Please contact the Victim Compensation Administrator in the judicial district where the crime occurred for further assistance.
Coordination with healthcare
Sexual Assault Nurse Examiner (SANE) programs have medical professionals trained in sexual assault response and care. These programs provide medical care and evidence collection, if desired, for sexual assault victims (evidence collection is not required to obtain sexual assault specific medical care).
Most healthcare facilities (e.g., primary care, public health clinics, Planned Parenthood, urgent care clinics, hospitals) should be able to provide sexually transmitted infection (STI) testing, as well as pregnancy prevention and treatment. If these medical facilities will not provide those services, contact an advocate or your nearest SANE Program (PDF) for assistance.

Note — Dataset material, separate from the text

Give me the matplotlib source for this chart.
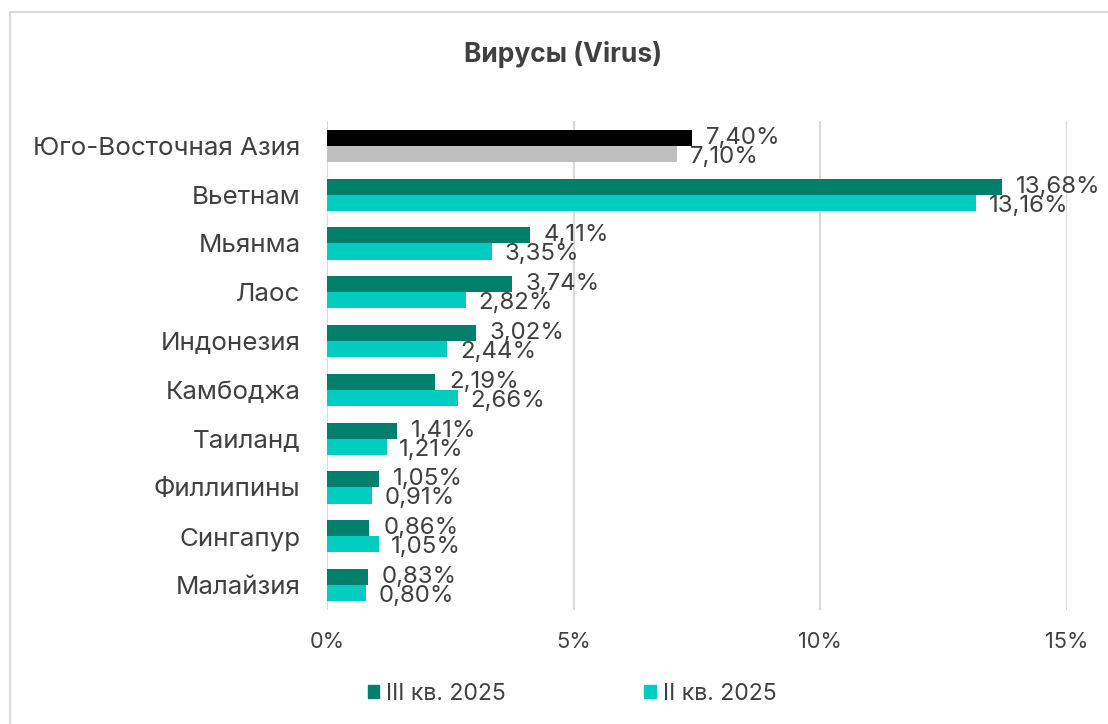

In Colorado, victims receiving medical care can choose which type of report occurs. In some cases, where the victim is a minor or an at-risk elder, medical professional may be required to report the abuse. Adult victims, between the ages of 18 and 69, can choose whether or not they wish to report to law enforcement and have a medical forensic exam (MFE) completed.
There are three different types of reporting options to victims:
- Law Enforcement Report: A victim chooses to obtain a medical forensic exam and chooses to work with law enforcement.
- Medical Report: A victim chooses to obtain a medical forensic exam, but at that the time of the exam chooses to not participate with law enforcement. Any evidence collected is given to law enforcement with the individual’s contact information. Victims can also choose whether or not the evidence is tested. If they choose not to have the evidence tested, law enforcement must store the evidence for at least two years. Victims can call the law enforcement agency at a later date should they decide to pursue criminal justice options.
- Anonymous Report: A victim chooses to obtain a medical forensic exam, but at that time of the exam chooses to not participate with law enforcement. Any evidence collected is given to law enforcement without the victim’s contact information. With this option, victims cannot choose to have their evidence tested. Instead, law enforcement will store the evidence kit for at least two years. Victims can call the law enforcement agency at a later date should they decide to pursue criminal justice options.